# Honey, I'm Home!



## AUXCOM (Sep 1, 2012)

Greetings all from KJ4AVV, a local AUXCOM radio guardian for the Coast Guard Aux.

I live on an island in NE Florida and am looking to build a few hives for my yard. Having lots of oaks, Magnolias, Palmettos and fruits and nut trees I think I should have pleanty of pollen and flowers for production.

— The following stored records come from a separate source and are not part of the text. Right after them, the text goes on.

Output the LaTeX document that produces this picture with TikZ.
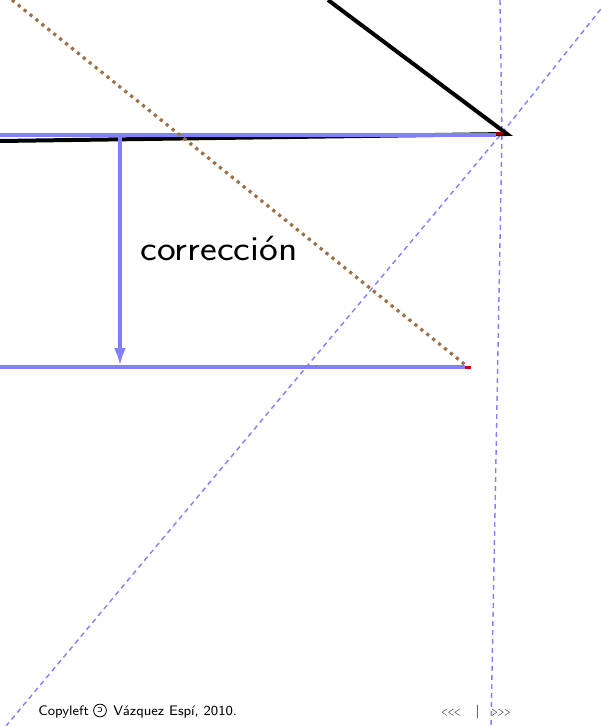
\documentclass[tikz,border=0pt]{standalone}
\usepackage{tikz}
\usetikzlibrary{arrows.meta}
\definecolor{brownish}{RGB}{158,112,72}
\definecolor{lightblue}{RGB}{128,128,255}

\begin{document}
\begin{tikzpicture}[x=0.5pt,y=-0.5pt,>={Latex[length=9pt,width=6pt]},
  guide/.style={lightblue,line width=0.7pt,dash pattern=on 2.5pt off 2pt},
  level/.style={lightblue,line width=2.2pt},
  foot/.style={font=\sffamily\fontsize{6.9}{8}\selectfont,anchor=base west,inner sep=0pt}]
  \useasboundingbox (0,0) rectangle (600,726);
  \coordinate (top) at (328,0);
  \coordinate (tip) at (507,134);
  \coordinate (left) at (0,141);
  \coordinate (P) at (502,133);
  \coordinate (Q) at (468,367);
  \draw[guide] (500,0) -- (P) -- (491,726);
  \draw[guide] (612,-5) -- (P) -- (6,726);
  \draw[line width=2pt,line join=miter] (top) -- (tip) -- (left);
  \draw[level] (0,135) -- (496,135);
  \draw[line width=1.5pt,red!60!black] (496,133.5) -- (503,133.5);
  \draw[brownish,line width=1.6pt,dash pattern=on 1.6pt off 2.2pt] (12,0) -- (Q);
  \draw[level] (0,367) -- (465,367);
  \draw[line width=1.5pt,red!80!black] (465,367) -- (471,367);
  \coordinate (from) at (120,136);
  \coordinate (to) at (120,366);
  \draw[->,level,line width=2pt] (from) -- (to);
  \node[anchor=base,inner sep=0pt,font=\sffamily\fontsize{17.5}{20}\selectfont] (corr) at (219,261) {\scalebox{1.14}[1]{corrección}};
  \node[foot] (copy) at (38,715) {Copyleft};
  \node[draw,circle,line width=0.4pt,minimum size=6.4pt,inner sep=0pt,font=\sffamily\fontsize{5.5}{6}\selectfont] (cl) at (100,710.5) {\reflectbox{c}};
  \node[foot] (author) at (113,715) {Vázquez Espí, 2010.};
  \node[foot] (prev) at (441,715) {\scalebox{0.56}[0.8]{<\kern0pt<\kern0pt<}};
  \node[foot] (sep) at (475,715) {|};
  \node[foot] (next) at (491,715) {\scalebox{0.56}[0.8]{>\kern0pt>\kern0pt>}};
\end{tikzpicture}
\end{document}
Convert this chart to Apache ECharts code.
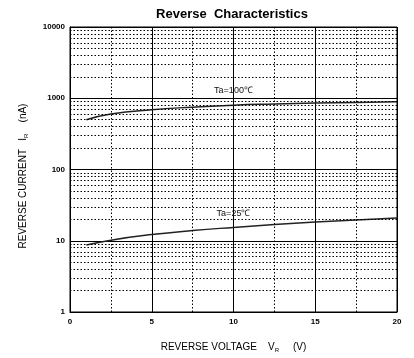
<!DOCTYPE html>
<html><head><meta charset="utf-8">
<script src="https://cdn.jsdelivr.net/npm/echarts@6/dist/echarts.min.js"></script>
<style>html,body{margin:0;padding:0;background:#fff}#c{width:414px;height:358px}</style>
</head><body><div id="c"></div>
<script>
const voltages = [1, 2.5, 5, 7.5, 10, 12.5, 15, 17.5, 20];
const current100 = [500, 600, 690, 750, 800, 830, 855, 875, 890];
const current25 = [8.7, 10.2, 12.2, 13.9, 15.4, 16.9, 18.3, 19.6, 20.8];
const xTicks = [0, 5, 10, 15, 20];
const yTicks = [1, 10, 100, 1000, 10000];
const minorX = [2.5, 7.5, 12.5, 17.5];
const minorY = [];
for (const d of [1, 10, 100, 1000]) for (let k = 2; k <= 9; k++) minorY.push(d * k);
const labels = [
  {text: 'Ta=100℃', x: 10, y: 1300},
  {text: 'Ta=25℃', x: 10, y: 24.5}
];
const font = 'Liberation Sans, Arial, sans-serif';
const chart = echarts.init(document.getElementById('c'));
const dotted = {color: '#000', width: 1, type: [1.5, 2]};
const lblStyle = {show: true, fontFamily: font, fontSize: 9, color: '#111', position: 'inside'};
const subRich = {s: {fontSize: 6, verticalAlign: 'bottom', padding: [6,0,0,0]}};
chart.setOption({
  animation: false,
  grid: {left: 70, right: 17, top: 27, bottom: 46, show: true, borderColor: '#000', borderWidth: 1},
  xAxis: {type: 'value', min: 0, max: 20, interval: 5,
    name: 'REVERSE VOLTAGE    V{s|R}     (V)', nameLocation: 'middle', nameGap: 29,
    nameTextStyle: {fontFamily: font, fontSize: 10, color: '#000', rich: subRich},
    axisLine: {show: true, lineStyle: {color: '#000'}}, axisTick: {show: false},
    axisLabel: {fontFamily: font, fontSize: 8, fontWeight: 'bold', color: '#000', margin: 6,
      formatter: v => xTicks.includes(v) ? String(v) : ''},
    splitLine: {show: true, lineStyle: {color: '#000', width: 1}}},
  yAxis: {type: 'log', min: 1, max: 10000, logBase: 10,
    axisLine: {show: true, lineStyle: {color: '#000'}}, axisTick: {show: false},
    axisLabel: {fontFamily: font, fontSize: 8, fontWeight: 'bold', color: '#000', margin: 5,
      formatter: v => yTicks.includes(Math.round(v)) ? String(Math.round(v)) : ''},
    splitLine: {show: true, lineStyle: {color: '#000', width: 1}}},
  graphic: [
    {type: 'text', x: 232, y: 14,
      style: {text: 'Reverse  Characteristics', fontFamily: font, fontSize: 13, fontWeight: 'bold',
        fill: '#000', align: 'center', verticalAlign: 'middle'}},
    {type: 'text', x: 23, y: 176, rotation: Math.PI / 2,
    style: {text: 'REVERSE CURRENT   I{s|R}    (nA)', fontFamily: font, fontSize: 10, fill: '#000',
      align: 'center', verticalAlign: 'middle', rich: subRich}}],
  series: [
    {type: 'line', data: [], silent: true,
      markLine: {silent: true, symbol: 'none', label: {show: false}, lineStyle: dotted,
        data: minorX.map(v => ({xAxis: v})).concat(minorY.map(v => ({yAxis: v})))}},
    {type: 'line', smooth: true, showSymbol: false, data: voltages.map((v, i) => [v, current100[i]]),
      lineStyle: {color: '#222', width: 1.5},
      markPoint: {symbol: 'circle', symbolSize: 1, itemStyle: {color: 'rgba(0,0,0,0)'},
        data: [{coord: [labels[0].x, labels[0].y], value: 1}],
        label: Object.assign({formatter: labels[0].text}, lblStyle)}},
    {type: 'line', smooth: true, showSymbol: false, data: voltages.map((v, i) => [v, current25[i]]),
      lineStyle: {color: '#222', width: 1.5},
      markPoint: {symbol: 'circle', symbolSize: 1, itemStyle: {color: 'rgba(0,0,0,0)'},
        data: [{coord: [labels[1].x, labels[1].y], value: 1}],
        label: Object.assign({formatter: labels[1].text}, lblStyle)}}
  ]
});
</script></body></html>
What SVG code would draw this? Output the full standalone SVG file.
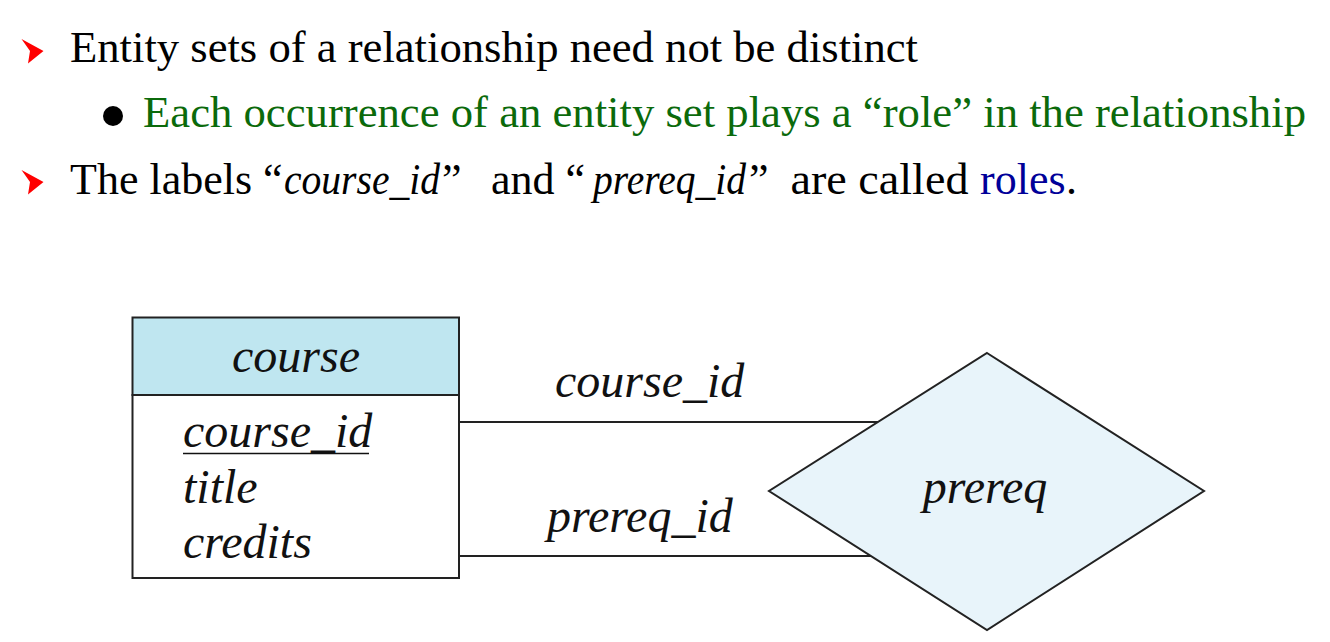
<svg xmlns="http://www.w3.org/2000/svg" width="1330" height="642" viewBox="0 0 1330 642">
<style>
.body{font-family:'Liberation Serif','DejaVu Serif',serif;font-size:44px;fill:#000}
.it{font-style:italic}
.green{fill:#0b6a0b}
.blue{fill:#000099}
.er{font-family:'Liberation Serif','DejaVu Serif',serif;font-style:italic;font-size:48px;fill:#111}
.edge{stroke:#222;stroke-width:2;fill:none}
.arrowb{fill:#ff0000}
</style>
<defs>
<polygon id="bul" points="0,0 22,12 6.5,24.5 8.5,12"/>
</defs>
<rect width="1330" height="642" fill="#fff"/>
<g id="bullets-text">
<use href="#bul" x="21.5" y="39" class="arrowb"/>
<text class="body" x="70" y="62" textLength="848" lengthAdjust="spacingAndGlyphs">Entity sets of a relationship need not be distinct</text>
<circle cx="113" cy="116" r="10" fill="#000"/>
<text class="body green" x="143" y="127" textLength="1163" lengthAdjust="spacingAndGlyphs">Each occurrence of an entity set plays a “role” in the relationship</text>
<use href="#bul" x="21.5" y="170" class="arrowb"/>
<text class="body" y="193.5"><tspan x="70">The labels “</tspan><tspan x="284" class="it" textLength="156" lengthAdjust="spacingAndGlyphs">course_id</tspan><tspan x="442">”</tspan><tspan x="480"> and “</tspan><tspan x="593" class="it" textLength="153" lengthAdjust="spacingAndGlyphs">prereq_id</tspan><tspan x="749">”</tspan><tspan x="779" textLength="201" lengthAdjust="spacingAndGlyphs"> are called </tspan><tspan x="980" class="blue">roles</tspan><tspan x="1066">.</tspan></text>
</g>
<g id="connectors">
<line class="edge" x1="459" y1="422" x2="879" y2="422"/>
<line class="edge" x1="459" y1="556" x2="871" y2="556"/>
<text class="er" x="555" y="397">course_id</text>
<text class="er" x="547" y="532">prereq_id</text>
</g>
<g id="course">
<rect x="132.5" y="317.5" width="326.5" height="77.5" fill="#bfe6f0" stroke="#222" stroke-width="2"/>
<rect x="132.5" y="395" width="326.5" height="183" fill="#fff" stroke="#222" stroke-width="2"/>
<text class="er" x="296" y="372" text-anchor="middle">course</text>
<text class="er" x="183" y="447">course_id</text>
<line x1="183" y1="453.5" x2="369" y2="453.5" stroke="#111" stroke-width="1.6"/>
<text class="er" x="183" y="503">title</text>
<text class="er" x="183" y="558">credits</text>
</g>
<g id="prereq">
<polygon points="987,353 1204,491 987,630 769,491" fill="#e8f4fa" stroke="#222" stroke-width="2"/>
<text class="er" x="985" y="503" text-anchor="middle">prereq</text>
</g>
</svg>
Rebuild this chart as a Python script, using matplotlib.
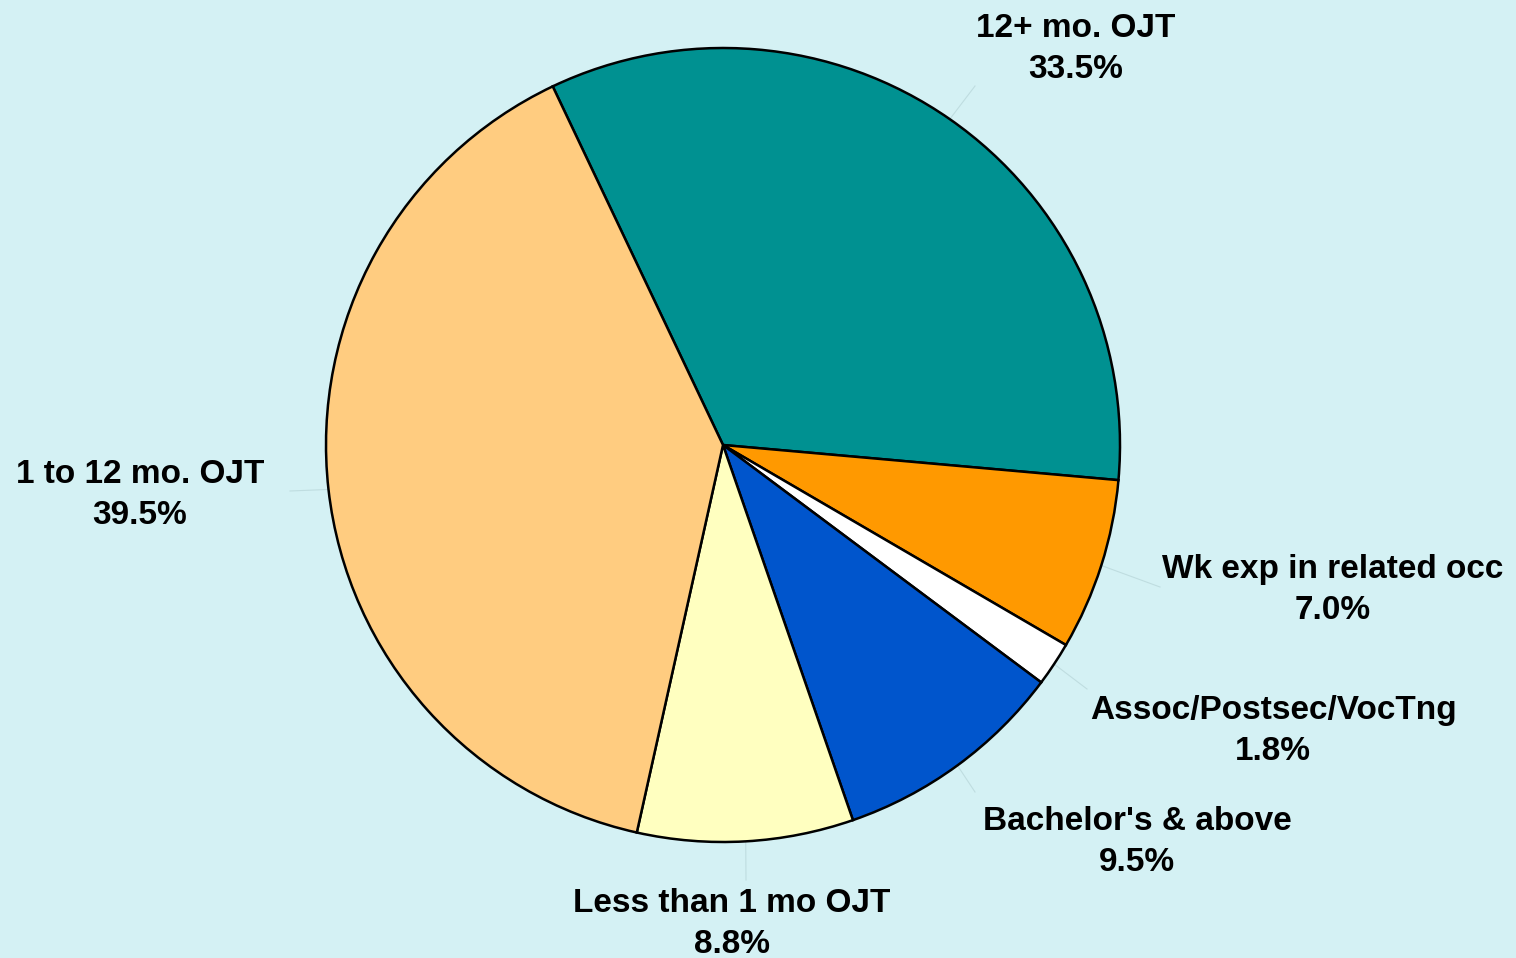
import matplotlib
matplotlib.use("Agg")
import matplotlib.pyplot as plt
import numpy as np

categories = ["12+ mo. OJT", "Wk exp in related occ", "Assoc/Postsec/VocTng",
              "Bachelor's & above", "Less than 1 mo OJT", "1 to 12 mo. OJT"]
values = [33.5, 7.0, 1.8, 9.5, 8.8, 39.5]
colors = ["#009191", "#FF9900", "#FFFFFF", "#0055CC", "#FFFFC0", "#FFCC80"]

# layout (pixel positions in a 1516x958 canvas, y measured from top)
label_pos = [(1076, 49), (1333, 590), (1273, 731), (1137, 842), (732, 924), (140, 495)]
leader_end = [(975, 86), (1160, 587), (1087, 689), (975, 792), (746, 880), (290, 491)]
W, H = 1516, 958
cx, cy, R = 723, 445, 397
start = 115.4

bg = "#D4F1F4"
fig = plt.figure(figsize=(W / 100, H / 100), dpi=100, facecolor=bg)
ax = fig.add_axes([0, 0, 1, 1])
ax.set_facecolor(bg)

wedges, _ = ax.pie(values, colors=colors, startangle=start, counterclock=False,
                   center=(cx, H - cy), radius=R,
                   wedgeprops=dict(edgecolor="black", linewidth=1.8), frame=True)
ax.set_xlim(0, W)
ax.set_ylim(0, H)
ax.set_aspect("equal")
ax.axis("off")

for w, cat, v, (lx, ly), (ex, ey) in zip(wedges, categories, values, label_pos, leader_end):
    mid = np.deg2rad((w.theta1 + w.theta2) / 2)
    px, py = cx + R * np.cos(mid), (H - cy) + R * np.sin(mid)
    ax.plot([px, ex], [py, H - ey], color="#BFDDE0", lw=0.8, zorder=0.5)
    ax.text(lx, H - ly, f"{cat}\n{v:.1f}%", ha="center", va="center",
            fontsize=24, fontweight="bold", family="Liberation Sans",
            linespacing=1.38, color="black")

fig.savefig("out.png", dpi=100, facecolor=bg)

If anyone has some good plans for starter hives, I would appreciate looking through them! I used to have some hives in San Francisco on Sutro Heights and the neighbors loved what it did for the local fauna.

Regards,

Bobby


----------



## sfisher (Sep 22, 2009)

Welcome Bobby


----------



## djastram (May 1, 2011)

I started here.

http://www.beesource.com/files/10frlang.pdf


----------



## AmericasBeekeeper (Jan 24, 2010)

Welcome Bobby!


----------



## AmericasBeekeeper (Jan 24, 2010)

These plans are from a 10 ft 1 by 8 and 10 ft 1 by 12.
http://www.ag.ndsu.edu/aben-plans/6324.pdf


----------



## KQ6AR (May 13, 2008)

Welcome from KQ6AR, San Fransisco area.


----------



## AUXCOM (Sep 1, 2012)

Thanks Dan,

I used to have a house on Sutro Heights Ave...with hives in the back yard.
I sooo miss the striper fishing off Seal Rocks!

Bob


----------